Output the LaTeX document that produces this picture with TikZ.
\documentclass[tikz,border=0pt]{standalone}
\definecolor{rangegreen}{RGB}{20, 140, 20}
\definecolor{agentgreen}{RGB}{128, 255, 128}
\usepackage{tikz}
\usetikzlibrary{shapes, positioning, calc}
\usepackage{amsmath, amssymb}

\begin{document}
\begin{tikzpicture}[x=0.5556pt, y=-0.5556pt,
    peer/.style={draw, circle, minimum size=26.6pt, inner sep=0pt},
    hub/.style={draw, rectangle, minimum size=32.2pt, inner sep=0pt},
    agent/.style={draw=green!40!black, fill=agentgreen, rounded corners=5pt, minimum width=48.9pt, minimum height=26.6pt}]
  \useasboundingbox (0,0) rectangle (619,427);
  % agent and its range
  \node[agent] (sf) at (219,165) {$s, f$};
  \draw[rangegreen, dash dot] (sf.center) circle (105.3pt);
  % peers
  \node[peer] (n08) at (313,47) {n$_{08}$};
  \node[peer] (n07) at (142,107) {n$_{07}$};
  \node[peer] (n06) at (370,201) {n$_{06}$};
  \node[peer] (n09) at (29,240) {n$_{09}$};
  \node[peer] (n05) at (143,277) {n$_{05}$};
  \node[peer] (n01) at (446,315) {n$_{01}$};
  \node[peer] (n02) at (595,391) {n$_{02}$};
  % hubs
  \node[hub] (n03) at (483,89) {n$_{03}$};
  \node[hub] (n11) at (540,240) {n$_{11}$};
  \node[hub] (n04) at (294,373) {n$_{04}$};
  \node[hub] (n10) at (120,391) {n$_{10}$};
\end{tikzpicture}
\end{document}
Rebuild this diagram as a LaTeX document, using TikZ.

--- WHAT IS BEING ASKED ---
Every entry above should be retyped exactly as shown.

--- OUTPUT ---
Output the LaTeX document that produces this picture with TikZ.
\documentclass[tikz,border=0pt]{standalone}
\definecolor{rangegreen}{RGB}{20, 140, 20}
\definecolor{agentgreen}{RGB}{128, 255, 128}
\usepackage{tikz}
\usetikzlibrary{shapes, positioning, calc}
\usepackage{amsmath, amssymb}

\begin{document}
\begin{tikzpicture}[x=0.5556pt, y=-0.5556pt,
    peer/.style={draw, circle, minimum size=26.6pt, inner sep=0pt},
    hub/.style={draw, rectangle, minimum size=32.2pt, inner sep=0pt},
    agent/.style={draw=green!40!black, fill=agentgreen, rounded corners=5pt, minimum width=48.9pt, minimum height=26.6pt}]
  \useasboundingbox (0,0) rectangle (619,427);
  % agent and its range
  \node[agent] (sf) at (219,165) {$s, f$};
  \draw[rangegreen, dash dot] (sf.center) circle (105.3pt);
  % peers
  \node[peer] (n08) at (313,47) {n$_{08}$};
  \node[peer] (n07) at (142,107) {n$_{07}$};
  \node[peer] (n06) at (370,201) {n$_{06}$};
  \node[peer] (n09) at (29,240) {n$_{09}$};
  \node[peer] (n05) at (143,277) {n$_{05}$};
  \node[peer] (n01) at (446,315) {n$_{01}$};
  \node[peer] (n02) at (595,391) {n$_{02}$};
  % hubs
  \node[hub] (n03) at (483,89) {n$_{03}$};
  \node[hub] (n11) at (540,240) {n$_{11}$};
  \node[hub] (n04) at (294,373) {n$_{04}$};
  \node[hub] (n10) at (120,391) {n$_{10}$};
\end{tikzpicture}
\end{document}
Rebuild this diagram as a LaTeX document, using TikZ.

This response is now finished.